Python is mostly about the “batteries included” standard library and what’s becoming nearly standard third party libs, being able to play around in the REPL,

zahlman 22 minutes ago | parent | next [-]

> “batteries included” standard library and what’s becoming nearly standard third party libs

Historically, the standard library made sense. And we're talking about a history that stretches back to before Internet connections were ubiquitous, to say nothing of connection speed.

Now the standard library is full of things that they refuse to remove because it would supposedly be too disruptive, but which they would never think of adding today if they weren't already there.

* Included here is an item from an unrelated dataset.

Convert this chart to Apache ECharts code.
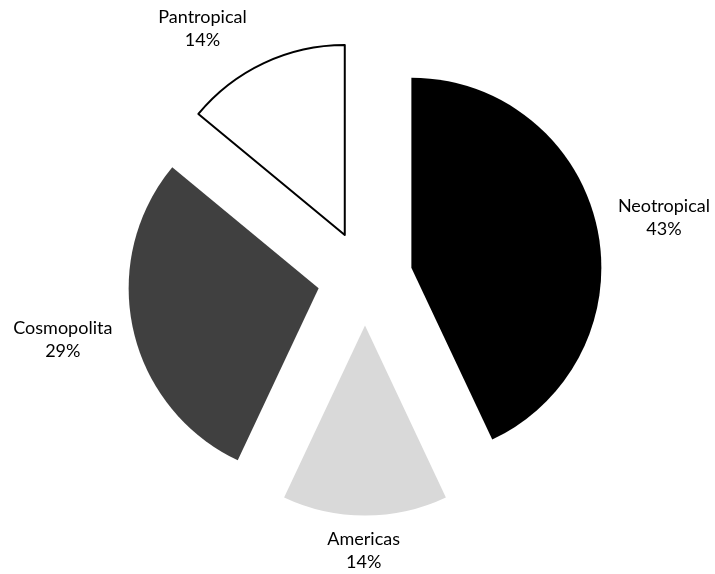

Kwpolska 2 hours ago | parent | prev [-]

The standard library is full of dead batteries. If the stdlib is so good, why does everyone install requests instead of using the stdlib http client? And why requests or something like it hasn't been adopted into stdlib after so many years of stability?

necovek an hour ago | parent [-]

Parts of requests has been adopted into stdlib: https://docs.python.org/3/library/urllib.request.html

People mostly defer to requests because they do not track language development closely and because we are creatures of habit.

I try to avoid non-stdlib packages when stdlib will do a good job, but I received negative feedback from people who aren't aware of the updates and couldn't foresee supply-chain attacks.

zahlman 24 minutes ago | parent [-]

The current standard library urllib is a refactoring of previous attempts from the 2.x standard library, and urllib.request is just a sub-package. It does not represent adoption of requests; requests builds on urllib3, which was created to fill in gaps in what the standard library provided, and named like that because the 2.x standard library had both a `urllib` and a `urllib2` as they struggled to figure it out.